### GIVEN EXERCISE
Write out the material exactly, without any of its pictures.

### DATA SECTION
[START]

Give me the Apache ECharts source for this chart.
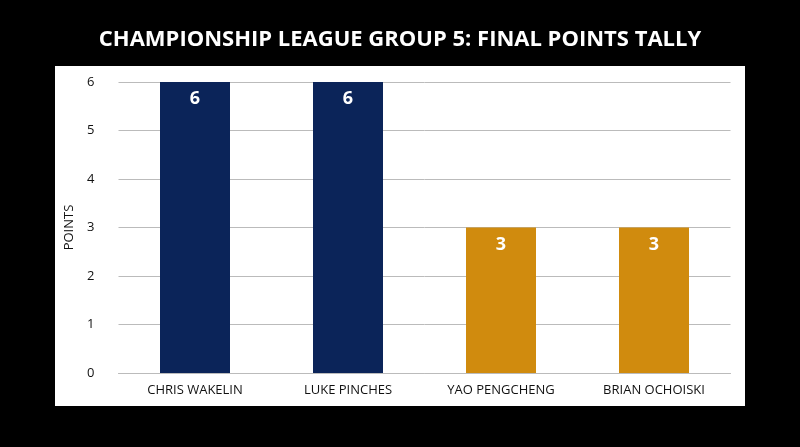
<!DOCTYPE html>
<html><head><meta charset="utf-8">
<script src="https://cdn.jsdelivr.net/npm/echarts@6/dist/echarts.min.js"></script>
<style>html,body{margin:0;background:#000}#c{width:800px;height:447px}</style>
</head><body><div id="c"></div>
<script>
const categories=["CHRIS WAKELIN","LUKE PINCHES","YAO PENGCHENG","BRIAN OCHOISKI"];
const points=[6,6,3,3];
const barColors=["#0b2459","#0b2459","#d08b0e","#d08b0e"];
const chart=echarts.init(document.getElementById('c'));
chart.setOption({
  backgroundColor:'#000',
  animation:false,
  title:{text:'CHAMPIONSHIP LEAGUE GROUP 5: FINAL POINTS TALLY',left:'center',top:24,
    textStyle:{color:'#fff',fontFamily:'Open Sans',fontWeight:'bold',fontSize:22}},
  graphic:[{type:'rect',shape:{x:55,y:66,width:690,height:340},style:{fill:'#fff'},z:-10}],
  grid:{left:118.5,right:69.5,top:82,bottom:74},
  xAxis:{type:'category',data:categories,axisTick:{show:false},
    axisLine:{lineStyle:{color:'#bbb'}},
    axisLabel:{color:'#111',fontFamily:'Open Sans',fontSize:13,margin:11}},
  yAxis:{type:'value',min:0,max:6,interval:1,name:'POINTS',nameLocation:'middle',nameGap:35,
    nameTextStyle:{color:'#111',fontFamily:'Open Sans',fontSize:13},
    axisLabel:{color:'#111',fontFamily:'Open Sans',fontSize:13,margin:24},
    splitLine:{lineStyle:{color:'#bbb'}}},
  series:[{type:'bar',barWidth:70,
    data:points.map((v,i)=>({value:v,itemStyle:{color:barColors[i]}})),
    label:{show:true,position:'insideTop',distance:8,color:'#fff',fontFamily:'Open Sans',fontWeight:'bold',fontSize:18}}]
});
</script></body></html>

[END]

### SOLUTION TO THIS PROBLEM
Give me the Apache ECharts source for this chart.
<!DOCTYPE html>
<html><head><meta charset="utf-8">
<script src="https://cdn.jsdelivr.net/npm/echarts@6/dist/echarts.min.js"></script>
<style>html,body{margin:0;background:#000}#c{width:800px;height:447px}</style>
</head><body><div id="c"></div>
<script>
const categories=["CHRIS WAKELIN","LUKE PINCHES","YAO PENGCHENG","BRIAN OCHOISKI"];
const points=[6,6,3,3];
const barColors=["#0b2459","#0b2459","#d08b0e","#d08b0e"];
const chart=echarts.init(document.getElementById('c'));
chart.setOption({
  backgroundColor:'#000',
  animation:false,
  title:{text:'CHAMPIONSHIP LEAGUE GROUP 5: FINAL POINTS TALLY',left:'center',top:24,
    textStyle:{color:'#fff',fontFamily:'Open Sans',fontWeight:'bold',fontSize:22}},
  graphic:[{type:'rect',shape:{x:55,y:66,width:690,height:340},style:{fill:'#fff'},z:-10}],
  grid:{left:118.5,right:69.5,top:82,bottom:74},
  xAxis:{type:'category',data:categories,axisTick:{show:false},
    axisLine:{lineStyle:{color:'#bbb'}},
    axisLabel:{color:'#111',fontFamily:'Open Sans',fontSize:13,margin:11}},
  yAxis:{type:'value',min:0,max:6,interval:1,name:'POINTS',nameLocation:'middle',nameGap:35,
    nameTextStyle:{color:'#111',fontFamily:'Open Sans',fontSize:13},
    axisLabel:{color:'#111',fontFamily:'Open Sans',fontSize:13,margin:24},
    splitLine:{lineStyle:{color:'#bbb'}}},
  series:[{type:'bar',barWidth:70,
    data:points.map((v,i)=>({value:v,itemStyle:{color:barColors[i]}})),
    label:{show:true,position:'insideTop',distance:8,color:'#fff',fontFamily:'Open Sans',fontWeight:'bold',fontSize:18}}]
});
</script></body></html>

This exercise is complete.